Almanacco del 12 maggio, anno 1797: dopo mille anni di vita, la Repubblica di Venezia cessa di esistere sotto l’occupazione militare di Napoleone Bonaparte. La caduta della Serenissima il 12 maggio 1797 rappresenta l’atto finale di una crisi lunga e profonda, determinata da una combinazione di fattori strutturali interni, pressioni geopolitiche esterne e contingenze legate alle guerre rivoluzionarie francesi. È un evento altamente simbolico: la fine di uno degli Stati più antichi e longevi d’Europa, travolto da una nuova era inaugurata dalla Rivoluzione francese.

Il contesto è noto: ci troviamo nel pieno delle guerre rivoluzionarie francesi, iniziate nel 1792 per difendere l’anima della Rivoluzione e conclusesi nel 1802, nel segno dell’espansionismo napoleonico. Dal 1796 era in corso la prima Campagna d’Italia, condotta magistralmente da un giovane generale corso, Napoleone Bonaparte. Egli aveva invaso il settentrione della penisola, sconfitto ripetutamente le armate austriache e imposto la propria influenza sul territorio. La Repubblica di Venezia, esattamente in mezzo fra i due fuochi, adottò una strategia incentrata sull’assoluta e, se necessaria, passiva neutralità. Tale atteggiamento in passato aveva garantito la sopravvivenza alla Repubblica di San Marco, ma in quel 1797 questo non solo risultava essere obsoleto, ma addirittura controproducente.

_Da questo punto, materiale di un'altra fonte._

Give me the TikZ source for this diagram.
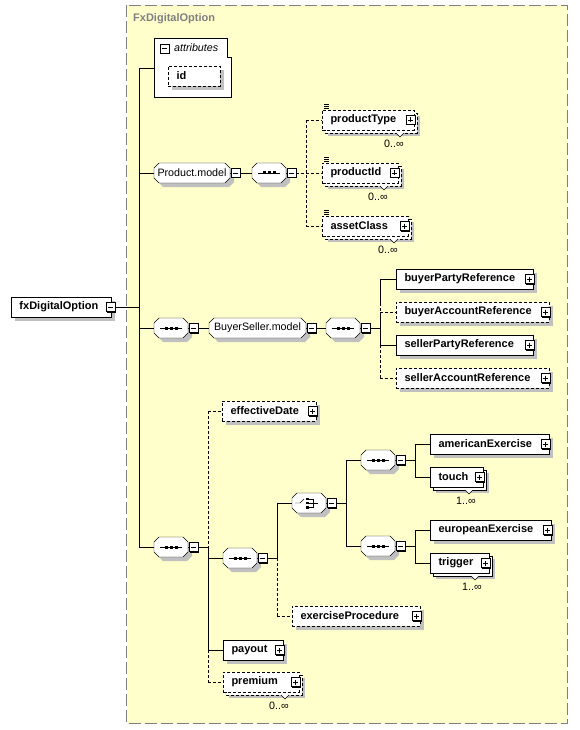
\documentclass[tikz,border=0pt]{standalone}
\usepackage{fontspec}
\setmainfont{Liberation Sans}
\usetikzlibrary{calc}
\pgfdeclarelayer{bg}
\pgfdeclarelayer{shd}
\pgfdeclarelayer{lines}
\pgfdeclarelayer{mid}
\pgfsetlayers{bg,shd,lines,mid,main}
\definecolor{ylw}{RGB}{255,255,204}
\definecolor{frm}{RGB}{128,128,128}
\definecolor{shdc}{RGB}{192,192,192}
\newcommand\elf{\bfseries\fontsize{11}{13}\selectfont}
\newcommand\nrf{\fontsize{10.7}{13}\selectfont}
\tikzset{
 el/.style={draw, fill=white, anchor=west, minimum height=20pt, inner xsep=8.5pt, inner ysep=0pt, outer sep=0pt, font=\elf, align=left},
 dsh/.style={dash pattern=on 3pt off 2pt},
 opt/.style={el, dsh},
 mult/.style={font=\nrf, inner sep=0pt},
}
\newcommand\eshadow[1]{\begin{pgfonlayer}{shd}\fill[shdc] ([shift={(4,4)}]#1.north west) rectangle ([shift={(4,4)}]#1.south east);\end{pgfonlayer}}
\newcommand\minusb[1]{%
 \fill (#1) ++(-3.5,-3.5) rectangle ++(9,9);
 \draw[fill=white] (#1) ++(-4.5,-4.5) rectangle ++(9,9);
 \draw (#1) ++(-2.5,0) -- ++(5,0);}
\newcommand\plusb[1]{%
 \fill (#1) ++(-3.5,-3.5) rectangle ++(9,9);
 \draw[fill=white] (#1) ++(-4.5,-4.5) rectangle ++(9,9);
 \draw (#1) ++(-2.5,0) -- ++(5,0);
 \draw (#1) ++(0,-2.5) -- ++(0,5);}
\newcommand\grp[5]{%
 \begin{pgfonlayer}{shd}
 \fill[shdc] (#2+9,#3-6) -- (#2+#4-1,#3-6) -- (#2+#4+4,#3-1) -- (#2+#4+4,#3+9) -- (#2+#4-1,#3+14) -- (#2+9,#3+14) -- (#2+4,#3+9) -- (#2+4,#3-1) -- cycle;
 \end{pgfonlayer}
 \begin{pgfonlayer}{mid}
 \draw[fill=white] (#2+5,#3-10) -- (#2+#4-5,#3-10) -- (#2+#4,#3-5) -- (#2+#4,#3+5) -- (#2+#4-5,#3+10) -- (#2+5,#3+10) -- (#2,#3+5) -- (#2,#3-5) -- cycle;
 \end{pgfonlayer}
 \node[inner sep=0pt, outer sep=0pt, minimum width=#4pt, minimum height=20pt, font=\nrf] (#1) at (#2+#4/2,#3) {#5};
 \minusb{#2+#4+5.5,#3}}
\newcommand\seqsym[1]{%
 \draw ([xshift=-11pt]#1.center) -- ([xshift=11pt]#1.center);
 \fill ([shift={(-6.5,-1.5)}]#1.center) rectangle ++(3,3);
 \fill ([shift={(-1.5,-1.5)}]#1.center) rectangle ++(3,3);
 \fill ([shift={(3.5,-1.5)}]#1.center) rectangle ++(3,3);}
\newcommand\chsym[1]{%
 \draw ([shift={(-14,0)}]#1.center) -- ([shift={(-9,0)}]#1.center) -- ([shift={(-5,-4)}]#1.center);
 \fill ([shift={(-3,-5.5)}]#1.center) rectangle ++(2.5,2.5);
 \fill ([shift={(-3,-1.25)}]#1.center) rectangle ++(2.5,2.5);
 \fill ([shift={(-3,3)}]#1.center) rectangle ++(2.5,2.5);
 \draw ([shift={(-1,-4)}]#1.center) -- ([shift={(4,-4)}]#1.center) -- ([shift={(4,4.5)}]#1.center) -- ([shift={(-1,4.5)}]#1.center);
 \draw ([shift={(-1,0)}]#1.center) -- ([shift={(9,0)}]#1.center);}
\newcommand\stk[2][]{%
 \begin{pgfonlayer}{shd}\fill[shdc] ([shift={(6,6)}]#2.north west) rectangle ([shift={(6,6)}]#2.south east);\end{pgfonlayer}
 \begin{pgfonlayer}{mid}\draw[fill=white,#1] ([shift={(3,3)}]#2.north west) rectangle ([shift={(3,3)}]#2.south east);\end{pgfonlayer}
 \draw[fill=white] ([shift={(-18,3)}]#2.south east) -- ([shift={(-14,7)}]#2.south east) -- ([shift={(-10,3)}]#2.south east);}
\newcommand\docicon[1]{%
 \draw[line width=0.7pt] ([shift={(2,-5.5)}]#1.north west) -- ++(5,0);
 \draw[line width=0.7pt] ([shift={(2,-3.5)}]#1.north west) -- ++(5,0);
 \draw[line width=0.7pt] ([shift={(2,-1.5)}]#1.north west) -- ++(5,0);}
\begin{document}
\begin{tikzpicture}[x=1pt,y=-1pt,line width=1pt]
\useasboundingbox (0,0) rectangle (579,730);
\begin{pgfonlayer}{bg}
 \fill[ylw] (126.5,5.5) rectangle (567.5,723.5);
 \draw[frm, line width=1.5pt, dash pattern=on 12pt off 4pt] (126.5,5.5) rectangle (567.5,723.5);
 \draw[fill=white] (154,38) -- (227,38) -- (227,57) -- (231,57) -- (231,97) -- (154,97) -- cycle;
\end{pgfonlayer}
\node[anchor=west, inner sep=0pt, font=\elf, text=frm] (title) at (133,19) {FxDigitalOption};
\node[inner sep=0pt, minimum width=77pt, minimum height=59pt] (attr) at (192.5,67.5) {};
\minusb{164.5,48.5}
\node[anchor=west, inner sep=0pt, font=\itshape\nrf] (attrlbl) at (174,48) {attributes};
\node[opt, minimum width=52pt, text width=35pt] (id) at (168,76) {id};
\eshadow{id}

\node[el, minimum width=100pt, text width=83pt, inner xsep=7pt] (fx) at (11,307) {fxDigitalOption};
\eshadow{fx}
\minusb{110.5,307}

\grp{pm}{154}{173}{76}{Product.model}
\grp{s1}{252}{173}{34}{}\seqsym{s1}
\node[opt, minimum width=92pt, text width=75pt] (ptype) at (322,120) {productType};
\stk[dsh]{ptype}\docicon{ptype}\plusb{[xshift=-3.5pt]ptype.east}
\node[mult] (ptypem) at ([shift={(-20,14)}]ptype.south east) {0..∞};
\node[opt, minimum width=76pt, text width=59pt] (pid) at (322,173) {productId};
\stk[dsh]{pid}\docicon{pid}\plusb{[xshift=-3.5pt]pid.east}
\node[mult] (pidm) at ([shift={(-20,14)}]pid.south east) {0..∞};
\node[opt, minimum width=86pt, text width=69pt] (acl) at (322,226) {assetClass};
\stk[dsh]{acl}\docicon{acl}\plusb{[xshift=-3.5pt]acl.east}
\node[mult] (aclm) at ([shift={(-20,14)}]acl.south east) {0..∞};

\grp{s2}{154}{328}{34}{}\seqsym{s2}
\grp{bsm}{209}{328}{97}{BuyerSeller.model}
\grp{s3}{326}{328}{34}{}\seqsym{s3}
\node[el, minimum width=137pt, text width=120pt] (bpr) at (396,279) {buyerPartyReference};
\eshadow{bpr}\plusb{[xshift=-3.5pt]bpr.east}
\node[opt, minimum width=153pt, text width=136pt] (bar) at (396,312) {buyerAccountReference};
\eshadow{bar}\plusb{[xshift=-3.5pt]bar.east}
\node[el, minimum width=137pt, text width=120pt] (spr) at (396,345) {sellerPartyReference};
\eshadow{spr}\plusb{[xshift=-3.5pt]spr.east}
\node[opt, minimum width=153pt, text width=136pt] (sar) at (396,378) {sellerAccountReference};
\eshadow{sar}\plusb{[xshift=-3.5pt]sar.east}

\grp{s4}{154}{547}{34}{}\seqsym{s4}
\node[opt, minimum width=94pt, text width=77pt] (ed) at (222,411) {effectiveDate};
\eshadow{ed}\plusb{[xshift=-3.5pt]ed.east}
\grp{s5}{223}{558}{34}{}\seqsym{s5}
\grp{ch}{292}{503}{34}{}\chsym{ch}
\grp{s6}{361}{460}{34}{}\seqsym{s6}
\grp{s7}{361}{546}{34}{}\seqsym{s7}
\node[el, minimum width=119pt, text width=102pt] (am) at (430,444) {americanExercise};
\eshadow{am}\plusb{[xshift=-3.5pt]am.east}
\node[el, minimum width=53pt, text width=36pt] (touch) at (430,477) {touch};
\stk{touch}\plusb{[xshift=-3.5pt]touch.east}
\node[mult] (touchm) at ([shift={(-17,14)}]touch.south east) {1..∞};
\node[el, minimum width=121pt, text width=104pt] (eu) at (430,530) {europeanExercise};
\eshadow{eu}\plusb{[xshift=-3.5pt]eu.east}
\node[el, minimum width=59pt, text width=42pt] (trig) at (430,563) {trigger};
\stk{trig}\plusb{[xshift=-3.5pt]trig.east}
\node[mult] (trigm) at ([shift={(-17,14)}]trig.south east) {1..∞};
\node[opt, minimum width=128pt, text width=111pt] (ep) at (292,616) {exerciseProcedure};
\eshadow{ep}\plusb{[xshift=-3.5pt]ep.east}
\node[el, minimum width=60pt, text width=43pt] (pay) at (223,650) {payout};
\eshadow{pay}\plusb{[xshift=-3.5pt]pay.east}
\node[opt, minimum width=76pt, text width=59pt] (prem) at (223,682) {premium};
\stk[dsh]{prem}\plusb{[xshift=-3.5pt]prem.east}
\node[mult] (premm) at ([shift={(-20,14)}]prem.south east) {0..∞};

\begin{pgfonlayer}{lines}
\coordinate (ta) at (139,68); \coordinate (tb) at (139,547);
\draw (fx.east) -- (fx.east -| ta);
\draw (ta) -- (tb);
\draw (ta) -- (attr.west |- ta);
\draw (pm.west -| ta) -- (pm.west);
\draw (s2.west -| ta) -- (s2.west);
\draw (tb) -- (s4.west);
\draw (pm.east) -- (s1.west);
\coordinate (pa) at (306,120); \coordinate (pb) at (306,226);
\draw[dsh] (s1.east) -- (s1.east -| pa);
\draw[dsh] (pa) -- (pb);
\draw[dsh] (pa) -- (ptype.west);
\draw[dsh] (pid.west -| pa) -- (pid.west);
\draw[dsh] (pb) -- (acl.west);
\draw (s2.east) -- (bsm.west);
\draw (bsm.east) -- (s3.west);
\coordinate (ba) at (380,279); \coordinate (bb) at (380,378); \coordinate (bm) at (380,303);
\draw (s3.east) -- (s3.east -| ba);
\draw (ba) -- (bm);
\draw[dsh] (bm) -- (bar.west -| ba);
\draw (bar.west -| ba) -- (spr.west -| ba);
\draw[dsh] (spr.west -| ba) -- (bb);
\draw (ba) -- (bpr.west);
\draw[dsh] (bar.west -| ba) -- (bar.west);
\draw (spr.west -| ba) -- (spr.west);
\draw[dsh] (bb) -- (sar.west);
\coordinate (ea) at (208,411); \coordinate (eb) at (208,682);
\draw (s4.east) -- (s4.east -| ea);
\draw[dsh] (ea) -- (s4.east -| ea);
\draw (s4.east -| ea) -- (pay.west -| ea);
\draw[dsh] (pay.west -| ea) -- (eb);
\draw[dsh] (ea) -- (ed.west);
\draw (s5.west -| ea) -- (s5.west);
\draw (pay.west -| ea) -- (pay.west);
\draw[dsh] (eb) -- (prem.west);
\coordinate (fa) at (277,503); \coordinate (fb) at (277,616);
\draw (s5.east) -- (s5.east -| fa);
\draw (fa) -- (s5.east -| fa);
\draw[dsh] (s5.east -| fa) -- (fb);
\draw (fa) -- (ch.west);
\draw[dsh] (fb) -- (ep.west);
\coordinate (ga) at (346,460); \coordinate (gb) at (346,546);
\draw (ch.east) -- (ch.east -| ga);
\draw (ga) -- (gb); \draw (ga) -- (s6.west); \draw (gb) -- (s7.west);
\coordinate (ha) at (415,444); \coordinate (hb) at (415,477);
\draw (s6.east) -- (s6.east -| ha); \draw (ha) -- (hb); \draw (ha) -- (am.west); \draw (hb) -- (touch.west);
\coordinate (ka) at (415,530); \coordinate (kb) at (415,563);
\draw (s7.east) -- (s7.east -| ka); \draw (ka) -- (kb); \draw (ka) -- (eu.west); \draw (kb) -- (trig.west);
\end{pgfonlayer}
\end{tikzpicture}
\end{document}
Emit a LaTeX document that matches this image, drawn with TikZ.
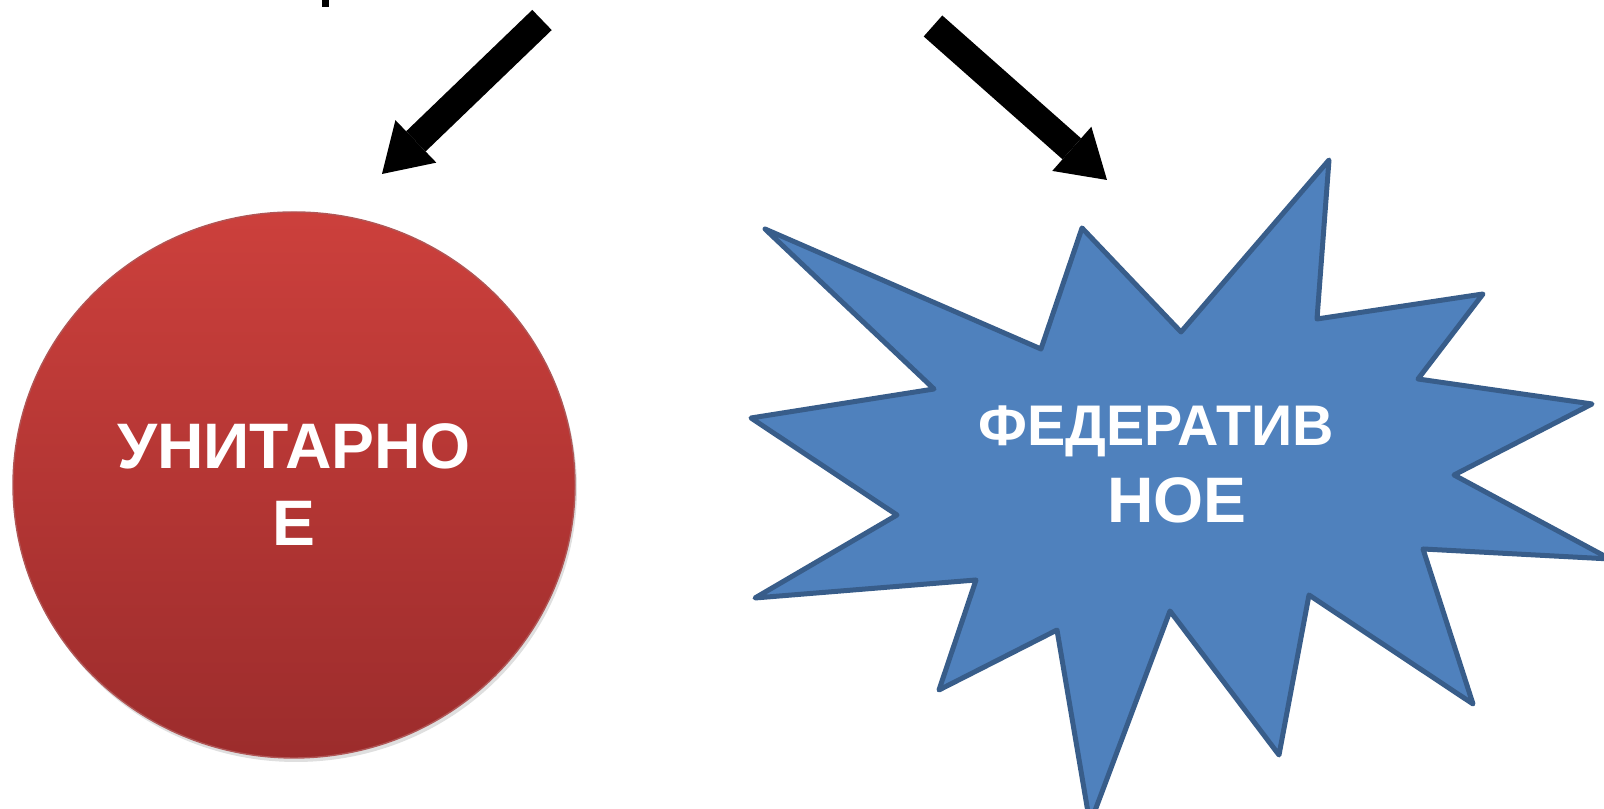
\documentclass[tikz,border=0pt]{standalone}
\usepackage{fontspec}
\setmainfont{Liberation Sans}
\usetikzlibrary{shapes.geometric, arrows.meta, shadows}

\definecolor{unitop}{RGB}{204,64,60}
\definecolor{unibot}{RGB}{156,44,44}
\definecolor{fedfill}{RGB}{79,129,189}
\definecolor{fededge}{RGB}{56,93,138}

\begin{document}
\begin{tikzpicture}[
    bigtext/.style={text=white, font=\fontsize{18.3}{21.9}\selectfont\bfseries, align=center},
    pointer/.style={line width=0.28cm, -{Triangle[width=0.59cm, length=0.47cm, line width=0pt]}}
    ]
    \useasboundingbox (0, 0) rectangle (16.04, 8.09);
    \clip (0, 0) rectangle (16.04, 8.09);

    %Nodes
    \node[ellipse, minimum width=5.62cm, minimum height=5.46cm, top color=unitop, bottom color=unibot,
          draw=unibot!80!white, thin,
          drop shadow={opacity=0.25, shadow xshift=0.02cm, shadow yshift=-0.04cm},
          bigtext] at (2.94, 3.24) (uni) {УНИТАРНО\\Е};

    \draw[fill=fedfill, draw=fededge, line width=0.05cm, line join=round]
        (7.65, 5.80) -- (10.41, 4.60) -- (10.82, 5.81) -- (11.81, 4.77)
        -- (13.29, 6.49) -- (13.17, 4.90) -- (14.83, 5.15) -- (14.18, 4.30)
        -- (15.92, 4.05) -- (14.54, 3.34) -- (16.10, 2.50) -- (14.23, 2.60)
        -- (14.73, 1.05) -- (13.09, 2.14) -- (12.79, 0.54) -- (11.70, 1.98)
        -- (10.90, -0.15) -- (10.57, 1.79) -- (9.39, 1.19) -- (9.76, 2.29)
        -- (7.55, 2.11) -- (8.97, 2.94) -- (7.51, 3.91) -- (9.34, 4.20) -- cycle;
    \node[bigtext] at (11.56, 3.45) (fed) {{\fontsize{16.3}{21.9}\selectfont ФЕДЕРАТИВ}\\\hspace*{0.42cm}НОЕ};

    \coordinate (ltail) at (5.42, 7.89);
    \coordinate (ltip) at (3.82, 6.35);
    \coordinate (rtail) at (9.33, 7.83);
    \coordinate (rtip) at (11.07, 6.29);

    %Lines
    \fill (3.22, 8.02) rectangle (3.29, 8.09);
    \draw[pointer] (ltail) -- (ltip);
    \draw[pointer] (rtail) -- (rtip);
\end{tikzpicture}
\end{document}
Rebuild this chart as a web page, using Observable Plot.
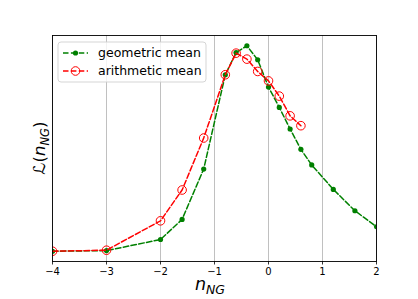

Venezia attraversava ormai da più di un secolo una crisi generalizzata, esacerbata dal declino economico-commerciale, l’irrigidimento istituzionale e l’erosione del dominio territoriale. Non che in ambito militare se la passasse meglio: praticamente la Serenissima non aveva un esercito terrestre e la marina era l’ombra di se stessa. Sembra un paradosso, ma l’arma più temibile di cui Venezia poteva avvalersi contro i francesi era la neutralità armata. Napoleone dal canto suo vedeva nella repubblica lagunare solo che un ostacolo al riassetto politico del nord Italia. Aveva motivo di crederlo, a maggior ragione dopo alcune insurrezioni anti-francesi avvenute su suolo veneto. Si tengano a mente le Pasque veronesi del 17-25 aprile 1797, così come le precedenti rivolte di Bergamo e Brescia.

I disordini irritarono tantissimo il generale Bonaparte, a tal punto da farlo tuonare contro una delegazione veneziana il 25 aprile 1797 (festa di San Marco evangelista). Nell’incontro diplomatico avvenuto a Graz, Napoleone, stufo della situazione, disse: «Io non voglio più Inquisizione, non voglio Senato, sarò un Attila per lo stato veneto».
Per placare la furia di Napoleone, nei primi giorni di maggio del ’97 il Maggior Consiglio, massimo organo politico della repubblica, si affrettò ad accettare tutte le richieste francesi pur di non vedere l’autorità veneziana decadere. Addirittura l’8 maggio il Doge Ludovico Manin si dimostrò pronto a deporre le insegne marciane nelle mani dei capi giacobini. Temendo una rivolta popolare, il doge fece diramare l’ordine per il quale il fedele corpo degli Schiavoni presente in laguna avrebbe dovuto smobilitarsi.

Venezia e la sua oligarchia al potere si svegliarono la mattina del 12 maggio dopo una notte insonne. Si temeva il collasso violento della repubblica, o sotto i cannoni dei francesi o per via di una congiura volta alla destituzione del patriziato. Quel giorno il Maggior Consiglio, anche se non a pieno organico (dei 1200 patrizi presenziavano solo in 537, non abbastanza per rendere legale la seduta), si riunì per un’ultima volta. Si andò a voto: con 512 voti favorevoli, 5 astenuti e 20 contrari, la Serenissima Repubblica di Venezia fu dichiarata decaduta.

Così facendo, si accettava l’entrata in città di 4.000 uomini francesi, l’innalzamento in San Marco di un albero delle libertà e l’instaurazione di una municipalità giacobina provvisoria. Il 15 maggio l’ultimo doge lasciò per sempre il Palazzo Ducale, annunciando la nascita della municipalità provvisoria. Questa si sarebbe insediata il giorno dopo, il 16 maggio. Per tutto il 1797 il territorio metropolitano dell’ex repubblica restò sotto sorveglianza francese. Dopo il Trattato di Campoformio, Venezia passò sotto lo stendardo asburgico col nome di Provincia Veneta.